Page MenuHomePhabricator

database query timeouts since April 26th 2020
Closed, DeclinedPublic

Description

use dewiki_p;
select page_title, cl_to
from page b, categorylinks, templatelinks
where cl_from = b.page_id and tl_from = b.page_id and b.page_namespace = 0 and tl_from_namespace = 0 and tl_namespace = 10 and tl_title not in (
   select page_title
   from page a
   where a.page_namespace = 10
)
order by page_title;

This query running on dewiki.analytics.db.svc.eqiad.wmflabs timeouts since April 26th or 27th 2020. This query lasts about 100 minutes, sometimes 70, sometimes 110 minutes.

Proposal: The databases are growing and growing and growing every day.
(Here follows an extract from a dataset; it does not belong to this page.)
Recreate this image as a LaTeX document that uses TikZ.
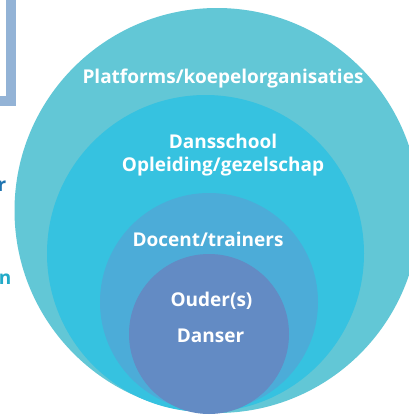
\documentclass[tikz,border=0pt]{standalone}
\usepackage{fontspec}
\setmainfont{Open Sans}
\definecolor{ring1}{RGB}{98,199,214}
\definecolor{ring2}{RGB}{54,194,224}
\definecolor{ring3}{RGB}{76,172,216}
\definecolor{ring4}{RGB}{99,139,196}
\definecolor{framec}{RGB}{147,179,214}
\definecolor{darkb}{RGB}{31,116,176}
\definecolor{tealb}{RGB}{34,170,200}
\begin{document}
\begin{tikzpicture}[x=1pt,y=-1pt,
  lbl/.style={text=white,font=\fontsize{19}{22}\selectfont\bfseries,inner sep=0pt,align=center},
  side/.style={font=\fontsize{19}{22}\selectfont\bfseries,inner sep=0pt}]
\useasboundingbox (0,0) rectangle (409,415);
\clip (0,0) rectangle (409,415);
\fill[white] (0,0) rectangle (409,415);
\draw[framec,line width=10pt] (-30,-30) rectangle (11,101);
\node[side,text=darkb,anchor=east] (r) at (6.5,186) {r};
\node[side,text=tealb,anchor=east] (n) at (11.5,279) {n};
\node[circle,fill=ring1,minimum size=405pt,inner sep=0pt] (c1) at (217,210.5) {};
\node[circle,fill=ring2,minimum size=317pt,inner sep=0pt] (c2) at (205.5,253.5) {};
\node[circle,fill=ring3,minimum size=218pt,inner sep=0pt] (c3) at (209,302) {};
\node[circle,fill=ring4,minimum size=160pt,inner sep=0pt] (c4) at (209,334) {};
\node[lbl] (t1) at (223,79) {Platforms/koepelorganisaties};
\node[lbl] (t2) at (223,141) {Dansschool};
\node[lbl] (t3) at (223,167) {Opleiding/gezelschap};
\node[lbl] (t4) at (208,239) {Docent/trainers};
\node[lbl] (t5) at (211.5,301) {Ouder(s)};
\node[lbl] (t6) at (210.5,336) {Danser};
\end{tikzpicture}
\end{document}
It is necessary to increase the timeout time in accordance with it.

Event Timeline

We are running with less capacity due to issues being discussed at T249188 and the query killer has been set to kill queries that take more than 60 minutes to avoid generating even more load.

@Marostegui: my client user is u4802

Is it possible, to exempt this client, that my queries will not longer fail any more?

@Marostegui: my client user is u4802

Is it possible, to exempt this client, that my queries will not longer fail any more?

No, I am sorry, we cannot do that. As I said, we are running in sort of a degraded state. Hopefully by next week we'll have the 3rd server back (fingers crossed!)

For longer term, you should know that we are in constant conversation with cloud team on the need to increase available resources for wikireplicas. That is how things will be able to run faster even with more data. Sadly this takes some time, but if the maintenance goes well, that will be the first step towards it. Apologies for the temporary disruption.

Declining as nothing can be done at the moment to mitigate the current timeouts.
We have finished reimporting all the data into labsdb1011, if all goes well, we will start replication soon and during the week we might be able to repool it back to service.